Somewhere between month three and month six, the early infatuation phase begins to taper. The texting slows a bit. The intense focus on the relationship gives ground to ordinary life — friends, work, the laundry. This is sometimes called the end of the honeymoon phase and it's where many couples panic. The panic is unnecessary if you understand what's happening.

What's ending is the biochemical surge. What's beginning is the actual relationship. The shift can feel like things "cooling off"; usefully reframed, it's the brain returning to baseline so the two of you can be assessed by an awake observer — yourself. Couples who survive the transition well notice it without being scared of it, and start putting in the small, deliberate connection moves that long-term couples rely on. (See secure functioning couples and keeping the spark alive in the first year.)

What the First Three Months Don't Tell You

It's worth saying explicitly what these weeks cannot tell you.

They can't tell you that this will last. Even excellent first three months sometimes don't survive month nine when bigger life pressures arrive. They can't tell you that this is the maximum possible relationship of your life. They can't tell you that the absence of friction in week six means there will never be friction. They can't tell you that the presence of friction means there's anything wrong.

What they can tell you is what kind of person you're with — how they handle small things, how they speak about people who aren't in the room, whether they actually listen, what their relationship with their own emotions looks like, and whether you feel safe being honest with them. Most of those are visible by week ten if you let yourself look.

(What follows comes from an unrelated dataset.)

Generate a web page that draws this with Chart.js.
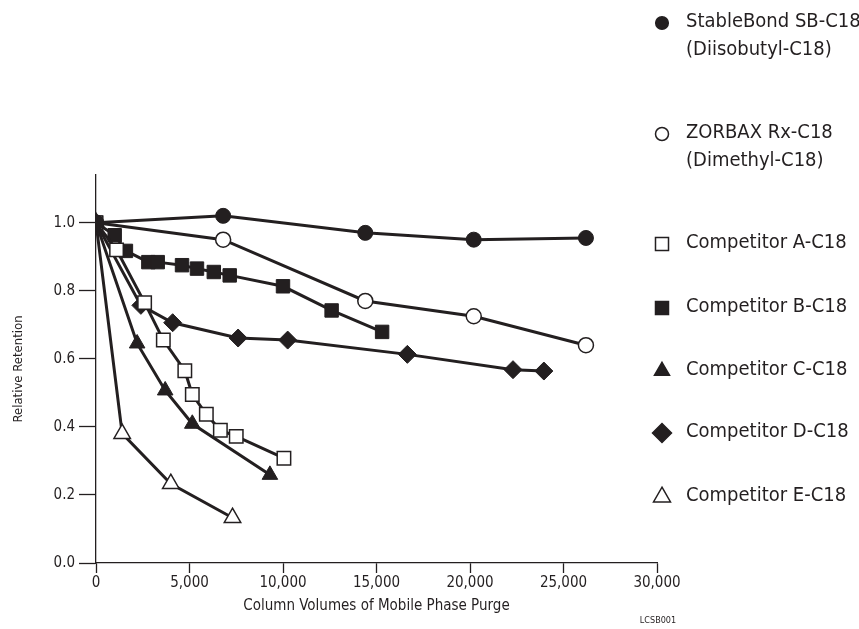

The Three Things That Predict Most

Of everything you could pay attention to in the first three months, three things predict the long-term shape disproportionately: how they treat people they don't need anything from (waiters, family members, strangers), how they recover from a disagreement, and whether you can tell them something true and difficult without bracing. If those three are quietly good, most of the rest can be built.

The Compatibility Note

One of the reasons the first three months can feel so much harder than they need to is that many people are auditioning at this stage with someone who was never likely to be a long-term fit. The infatuation phase is a powerful disguise, and dating apps optimise for it. Matching on the underlying long-game variables — values, life stage, attachment, communication style — doesn't replace the early-phase work, but it dramatically reduces the chance that you're spending three months falling for someone you'd have outgrown by month five. (See how matching works.)

The Honest Encouragement

The first three months are short. They're also weird, intense, and unreliable as predictors of anything you most want them to predict. Take them seriously without taking them as final. Use the early phase to gather honest information about how this person actually moves through the world, and how you actually feel beside them. Then trust that the version of the relationship that exists at month nine — calmer, more ordinary, more visible — is the one you'll actually be in.